SanDisk Corp. held its fiscal year 2026 third-quarter earnings call on April 30. Despite the stock falling over 6% in after-hours trading, CEO David Goeckeler and CFO Luis Visoso spent significant time explaining to analysts that the company is undergoing a structural transformation, not merely benefiting from a cyclical upturn. Goeckeler stated that the company has signed five multi-year cooperation agreements, with negotiations ongoing with several other customers. "We are transforming this business into a recurring revenue model," he said. Expressing strong confidence in the storage market, Goeckeler responded to an analyst's question about long-term agreements by stating, "I can hardly think of who the loser is. The customers are very happy with these agreements, and we are very happy. I think everybody's a winner." He explained that the company is not reinventing the wheel but is introducing a proven recurring revenue model from other industries into its brand. "In summary, we are at a key inflection point in this business, and we continue to execute with confidence," Goeckeler said, emphasizing that NAND remains a foundational technology powering major technological waves from PCs and mobile internet to cloud computing and now artificial intelligence.

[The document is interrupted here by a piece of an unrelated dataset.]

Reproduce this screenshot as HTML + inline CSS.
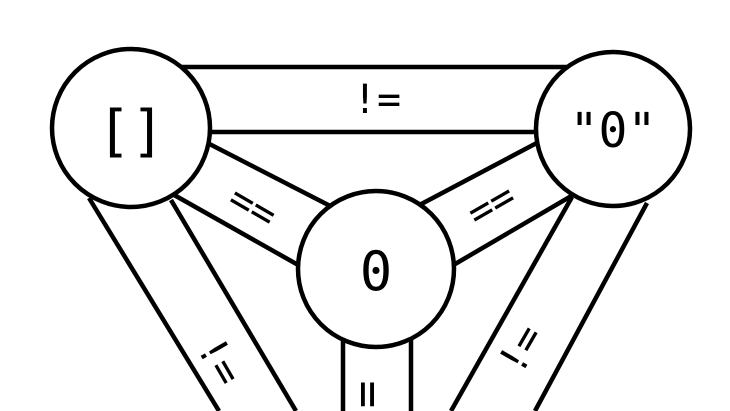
<!DOCTYPE html>
<html><head><style>html,body{margin:0;padding:0;background:#fff;width:730px;height:411px;overflow:hidden;}svg{display:block}</style></head>
<body>
<svg width="730" height="411" viewBox="0 0 730 411" xmlns="http://www.w3.org/2000/svg" style="overflow:hidden">
<defs><clipPath id="c"><rect x="0" y="0" width="730" height="411"/></clipPath></defs>
<g clip-path="url(#c)">
<g stroke="#000" stroke-width="4.5" fill="none">
<line x1="170" y1="67" x2="580" y2="67"/>
<line x1="200" y1="132" x2="545" y2="132"/>
<line x1="190" y1="134" x2="340" y2="211"/>
<line x1="160" y1="187" x2="300" y2="266"/>
<line x1="550" y1="136" x2="410" y2="210"/>
<line x1="585" y1="188" x2="450" y2="267"/>
<line x1="89" y1="198" x2="219" y2="411"/>
<line x1="171" y1="200" x2="296" y2="411"/>
<line x1="572" y1="197" x2="451" y2="411"/>
<line x1="647" y1="203" x2="535" y2="411"/>
<line x1="343" y1="330" x2="343" y2="411"/>
<line x1="411" y1="330" x2="411" y2="411"/>
</g>
<g stroke="#000" stroke-width="4.5" fill="#fff">
<circle cx="131" cy="128" r="79"/>
<circle cx="613" cy="129" r="77"/>
<circle cx="376" cy="269" r="78"/>
</g>
<g font-family="DejaVu Sans Mono, Liberation Mono, monospace" fill="#000" text-anchor="middle">
<text x="131" y="150" font-size="56">[]</text>
<text x="613" y="147" font-size="48">"0"</text>
<text x="376" y="290" font-size="54">0</text>
<text x="377" y="113" font-size="40">!=</text>
<text transform="translate(252,208) rotate(30)" font-size="40" y="12">==</text>
<text transform="translate(492,206) rotate(-30)" font-size="40" y="12">==</text>
<text transform="translate(218,362) rotate(60)" font-size="40" y="12">!=</text>
<text transform="translate(522,350) rotate(-60)" font-size="40" y="12">!=</text>
<text transform="translate(368,436) rotate(-90)" font-size="46" y="14" text-anchor="start">!=</text>
</g>
</g>
</svg>
</body></html>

**$42B Long-Term Contracts, $11B Guarantees: Management Proves "Not Just Verbal Promises"** The central topic of the call was SanDisk's "New Business Models" (NBMs)—multi-year supply agreements with customers—and the enforceability of these contracts. CEO Goeckeler disclosed progress upfront: the company has signed multi-year supply agreements with five customers, three in Q3 and two early in Q4, with several others in active negotiations. CFO Luis Visoso provided specifics: the three contracts signed in the quarter represent approximately $42 billion in remaining performance obligations (RPO), to be disclosed in the company's 10-Q filing. The five agreements collectively involve financial guarantees exceeding $11 billion, with $400 million in prepayments already reflected on the Q3 balance sheet; the rest are backed by financial instruments managed by third-party institutions. Visoso explained the guarantee mechanism: "If a customer fails to meet its quarterly purchase obligations, these financial commitments are immediately transferred to us as compensation." Addressing analyst skepticism about the contracts' enforceability, Goeckeler responded directly: "Some told me these agreements wouldn't happen, wouldn't be binding. I can tell you the opposite is true. Our customers are putting up billions of dollars in collateral... effective for the duration of the contract." He added that after signing, customers often discuss increasing purchase volumes within weeks, not reducing them.

**Can High Margins Be Sustained? Management Affirms, But Declines to Give Target Range** This was the most frequently pursued question during the call. SanDisk's non-GAAP gross margin reached 78.4% for the quarter, significantly exceeding prior guidance (65%-67%), raising market doubts about sustainability. Goeckeler was clear: "We believe our gross margins are sustainable." However, when pressed by an analyst for a specific target range, he stated the timing was not yet appropriate. "I don't think we're at a point to talk about that yet... We are incredibly proud of our technology... Frankly, the market has always recognized the value of our technology; it's just that value was captured by others, not the producers. Now, we are allocating that value more fairly." He also addressed market concerns about SanDisk's valuation—which implies a gross margin reversion to the 40% range—stating the company is "very, very focused on taking the cycle out of this business. The cycle is corrosive."

**Data Center Soars 233%: TLC Dominates Quarter, QLC Enters Next Quarter** The data center segment was the standout growth engine. Goeckeler reported data center revenue grew 233% quarter-over-quarter to $1.467 billion, representing about 25% of total revenue, a proportion expected to increase further. He attributed this to structural demand for high-performance NAND from AI inference architectures. "Workloads like inference optimization (e.g., KV caching) and RAG require massive amounts of high-performance, low-latency flash memory to deliver real-time response and quality of experience," he said, noting these workloads vastly expand the amount of data needing low-latency storage. Currently, data center revenue is almost entirely from TLC products. Next quarter, SanDisk will begin shipping QLC Stargate solutions, adding another layer to data center growth. Goeckeler expressed strong confidence in the product, which has completed over a year of qualification with major customers.

**Debt-Free, $6B Buyback, and Capital Expenditure Discipline** The company announced its board approved a $6 billion stock repurchase program, effective immediately with no expiration date. Visoso stated the company repaid its remaining $650 million term loan B, achieving its net cash goal. The quarter-end cash and equivalents balance was $3.735 billion. He described the capital allocation priority as a three-step process: invest in the business, achieve net cash, and return capital to shareholders—"We are now at step three." Visoso added that absolute capital expenditure would rise slightly in coming quarters but the philosophy remains unchanged, maintaining a mid-to-high teens percentage target for annual bit output growth. In other words, growth is driven by node transitions, not massive capacity expansion. Goeckeler said the company achieves this growth through BiCS node transitions, with capex as a percentage of revenue consistently declining.